Transposable element annotation
Transposable elements and, more generally, transposable element-rich regions are under-represented in short-read assemblies. To investigate this aspect, they performed transposable element detection for our three genomes and the three available reference assemblies. Transposable elements were annotated using RepeatMasker (with default parameters, taxon eudicotyledons for Brassica) and transposable element libraries. The transposable element database generated was used to annotate the B. oleracea genome. They masked 37.82% of the genome of B. oleracea.
Gene prediction
Gene prediction was done using proteomes from homologous species. For B. oleracea, they used the proteomes of B. oleracea (UP000032141), B. napus and A. thaliana. Low complexity in protein sequences was masked with the SEG algorithm.
Low complexity in genomic sequences was masked using the DustMasker algorithm Tandem repeats were masked using Tandem Repeat Finder. The transposable elements detected by RepeatMasker were also masked for the gene prediction step.

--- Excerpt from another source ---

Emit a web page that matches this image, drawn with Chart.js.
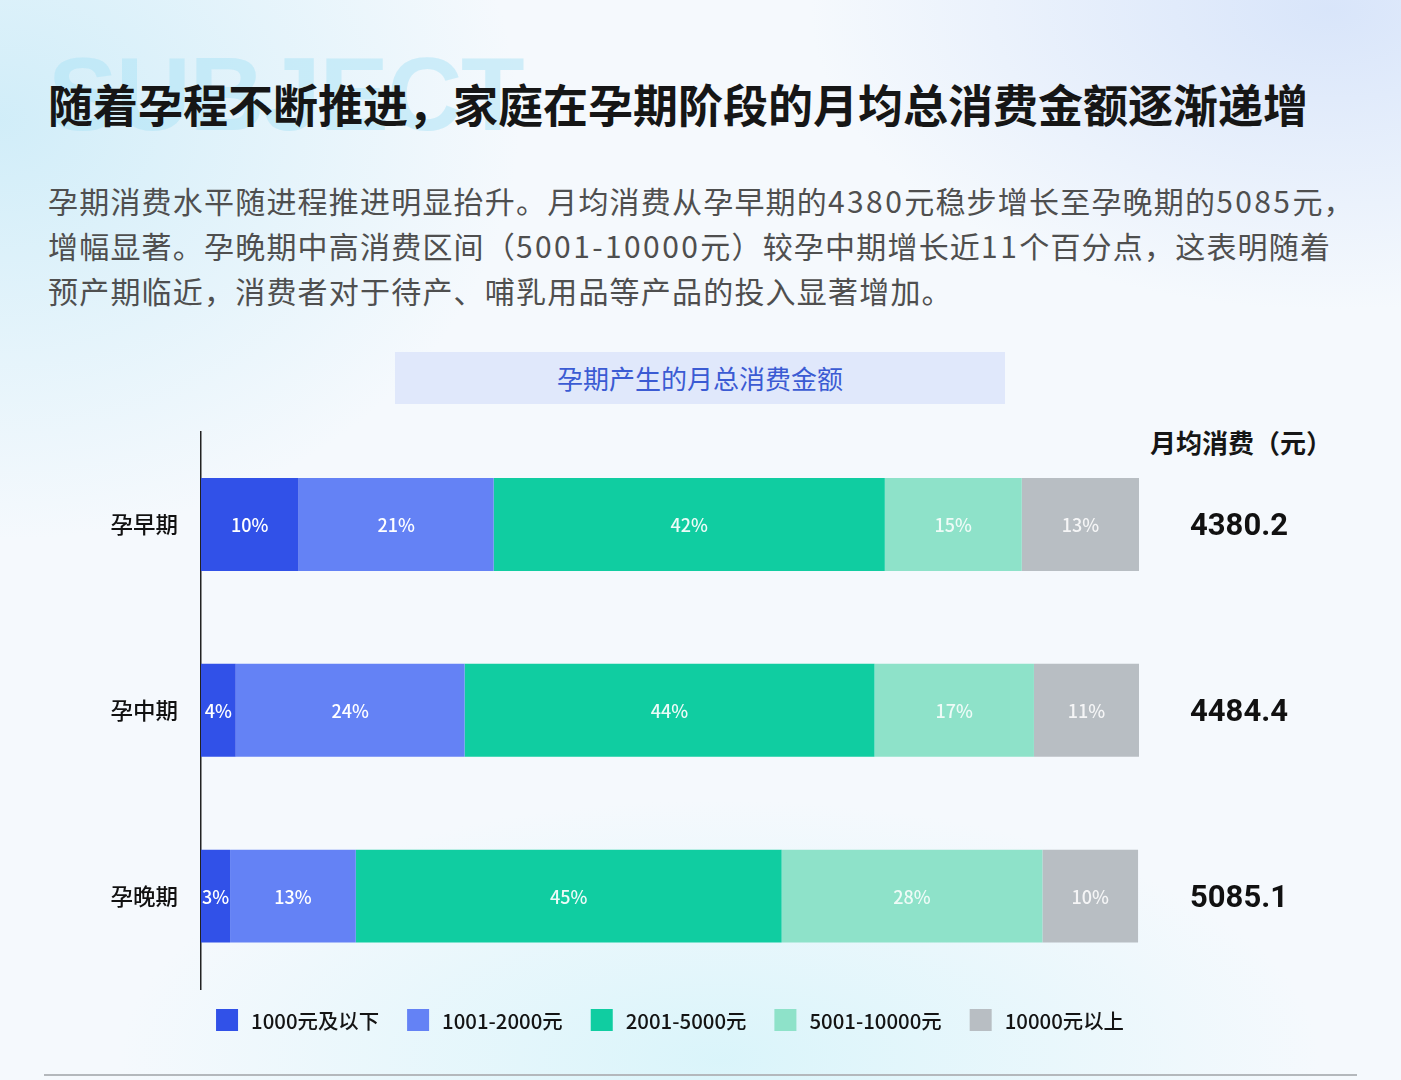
<!DOCTYPE html>
<html lang="zh-CN">
<head>
<meta charset="utf-8">
<title>孕期产生的月总消费金额</title>
<script src="https://cdn.jsdelivr.net/npm/chart.js@4.4.1/dist/chart.umd.min.js"></script>
<style>
  html, body { margin: 0; padding: 0; }
  body {
    width: 1401px; height: 1080px; position: relative; overflow: hidden;
    font-family: "Noto Sans CJK SC", "Noto Sans", sans-serif;
    background:
      radial-gradient(ellipse 520px 420px at 0px 120px, rgba(205,236,248,0.9), rgba(205,236,248,0) 100%),
      radial-gradient(ellipse 520px 300px at 1330px 10px, rgba(215,228,250,0.95), rgba(215,228,250,0) 100%),
      radial-gradient(ellipse 600px 260px at 720px 1060px, rgba(215,244,250,0.9), rgba(215,244,250,0) 100%),
      #f5f9fd;
  }
  .wm {
    position: absolute; left: 48px; top: 42px;
    font-family: "Liberation Sans", Arial, sans-serif; font-weight: bold;
    font-size: 104px; line-height: 1; letter-spacing: -1.5px;
    color: rgba(175, 228, 245, 0.55);
  }
  h1 {
    position: absolute; left: 48px; top: 77px; margin: 0;
    font-size: 45px; line-height: 1.2; font-weight: bold; color: #161616;
    white-space: nowrap;
  }
  .desc {
    position: absolute; left: 48px; top: 178px; margin: 0;
    font-size: 30px; line-height: 45px; color: #4f4f4f; letter-spacing: 1.2px;
    white-space: nowrap;
  }
  .desc .n { letter-spacing: 2.4px; }
  .boxtitle {
    position: absolute; left: 395px; top: 352px; width: 610px; height: 52px;
    background: #e0e8fb; color: #3b5bd3; font-size: 26px;
    line-height: 52px; text-align: center;
  }
  .sumhead {
    position: absolute; left: 1150px; top: 424px;
    font-size: 26px; font-weight: bold; color: #161616; line-height: 36px;
  }
  #wrap { position: absolute; left: 0; top: 395px; width: 1401px; height: 654px; }
  .rule { position: absolute; left: 44px; top: 1074px; width: 1313px; height: 2px; background: #b4b8bc; }
</style>
</head>
<body>
<div class="wm">SUBJECT</div>
<h1>随着孕程不断推进，家庭在孕期阶段的月均总消费金额逐渐递增</h1>
<p class="desc">孕期消费水平随进程推进明显抬升。月均消费从孕早期的<span class="n">4380</span>元稳步增长至孕晚期的<span class="n">5085</span>元，<br>增幅显著。孕晚期中高消费区间（<span class="n">5001-10000</span>元）较孕中期增长近<span class="n">11</span>个百分点，这表明随着<br>预产期临近，消费者对于待产、哺乳用品等产品的投入显著增加。</p>
<div class="boxtitle">孕期产生的月总消费金额</div>
<div class="sumhead">月均消费（元）</div>
<div id="wrap"><canvas id="c"></canvas></div>
<div class="rule"></div>

<script>
// stages and spending bands
const stages = ['孕早期', '孕中期', '孕晚期'];
const bands = ['1000元及以下', '1001-2000元', '2001-5000元', '5001-10000元', '10000元以上'];
const bandColors = ['#3151e8', '#6482f5', '#10cda1', '#8ee2c9', '#b8bec3'];
const labelColors = ['#ffffff', '#ffffff', 'rgba(255,255,255,0.92)', 'rgba(255,255,255,0.85)', 'rgba(255,255,255,0.85)'];

// share (%) per band, one array per band, in stage order
const under1000 = [10.4, 3.7, 3.1];
const from1001 = [20.8, 24.4, 13.4];
const from2001 = [41.7, 43.7, 45.4];
const from5001 = [14.6, 17.0, 27.8];
const over10000 = [12.5, 11.2, 10.2];

// monthly average spend per stage
const monthlyAvg = ['4380.2', '4484.4', '5085.1'];

const series = [under1000, from1001, from2001, from5001, over10000];

// percent text in the middle of each segment
const segLabels = {
  id: 'segLabels',
  afterDatasetsDraw(chart) {
    const ctx = chart.ctx;
    ctx.save();
    ctx.font = '500 18px "Noto Sans CJK SC", "Noto Sans", sans-serif';
    ctx.textAlign = 'center';
    ctx.textBaseline = 'middle';
    chart.data.datasets.forEach((ds, i) => {
      chart.getDatasetMeta(i).data.forEach((bar, j) => {
        ctx.fillStyle = labelColors[i];
        ctx.fillText(Math.round(ds.data[j]) + '%', (bar.x + bar.base) / 2, bar.y + 1);
      });
    });
    ctx.restore();
  }
};

// monthly totals to the right of the bars
const totals = {
  id: 'totals',
  afterDraw(chart) {
    const ctx = chart.ctx;
    const y = chart.scales.y;
    ctx.save();
    ctx.font = 'bold 31px Roboto, "Liberation Sans", sans-serif';
    ctx.fillStyle = '#111';
    ctx.textAlign = 'center';
    ctx.textBaseline = 'middle';
    stages.forEach((s, i) => {
      ctx.fillText(monthlyAvg[i], chart.chartArea.right + 100, y.getPixelForValue(i) + 3);
    });
    ctx.restore();
  }
};

// one-row legend under the plot, centred on the bars
const legendRow = {
  id: 'legendRow',
  afterDraw(chart) {
    const { ctx, chartArea } = chart;
    const box = 22, gapText = 13, gapItem = 28;
    ctx.save();
    ctx.font = '500 20.4px "Noto Sans CJK SC", sans-serif';
    ctx.textBaseline = 'middle';
    const items = chart.data.datasets.map(ds => ({
      text: ds.label,
      color: ds.backgroundColor,
      w: box + gapText + ctx.measureText(ds.label).width
    }));
    const total = items.reduce((s, it) => s + it.w, 0) + gapItem * (items.length - 1);
    let x = (chartArea.left + chartArea.right) / 2 - total / 2;
    const y = chartArea.bottom + 31;
    items.forEach(it => {
      ctx.fillStyle = it.color;
      ctx.fillRect(x, y - box / 2, box, box);
      ctx.fillStyle = '#141414';
      ctx.fillText(it.text, x + box + gapText, y + 1);
      x += it.w + gapItem;
    });
    ctx.restore();
  }
};

new Chart(document.getElementById('c'), {
  type: 'bar',
  data: {
    labels: stages,
    datasets: bands.map((b, i) => ({
      label: b,
      data: series[i],
      backgroundColor: bandColors[i],
      borderWidth: 0,
      barPercentage: 1,
      categoryPercentage: 0.5
    }))
  },
  options: {
    indexAxis: 'y',
    responsive: true,
    maintainAspectRatio: false,
    animation: false,
    layout: { padding: { top: 10, right: 262, left: 0, bottom: 60 } },
    scales: {
      x: { stacked: true, min: 0, max: 100, display: false },
      y: {
        stacked: true,
        grid: { display: false, drawTicks: false },
        border: { display: true, color: '#222', width: 1.5 },
        ticks: {
          color: '#111',
          padding: 23,
          font: { size: 22.5, weight: 500, family: '"Noto Sans CJK SC", sans-serif' }
        },
        afterFit(scale) { scale.width = 201; }
      }
    },
    plugins: {
      legend: { display: false },
      tooltip: { enabled: false }
    }
  },
  plugins: [segLabels, totals, legendRow]
});
</script>
</body>
</html>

The proteomes were aligned to the genomes in two steps. First, BLAT (default parameters) was used to quickly localize corresponding putative genes of the proteins on the genome. The best match and matches with a score of ≥ 90% (70% for A. thaliana proteins) of the best-match score were retained. Second, the alignments were refined using Genewise (default parameters), which is more precise for intron–exon boundary detection. Alignments were kept if more than 80% of the length of the protein was aligned to the genome.
They integrated the protein homologies using a combiner called Gmove to predict gene structures. This tool can find coding sequences based on the protein mapping structures. It is easy to use with no need for a pre-calibration step. Briefly, putative exons and introns, extracted from the alignments, were used to build a simplified graph by removing redundancies. Then, Gmove extracted all paths from the graph and searched for open reading frames consistent with the protein evidence. A selection step was applied to all candidate genes, essentially based on gene structure.
Finally, they used the pan-genome of B. oleracea to complete the gene catalogue. They aligned these two protein databases using the same workflow and integrated the results using Gmove. The final gene catalogues of B. oleracea is composed of the first Gmove results with the predicted genes (based on pan-genome) that do not overlap with any previous annotation.
Using this pipeline, 61,279 gene models were predicted for B. oleracea. They assessed the completeness of the annotation using BUSCO (embryophyta data set) and detected a similar (or higher) proportion of complete genes when compared with existing gene annotations. Moreover, they computed the annotation evaluation distance for the three genomes using the existing gene catalogues as reference annotation.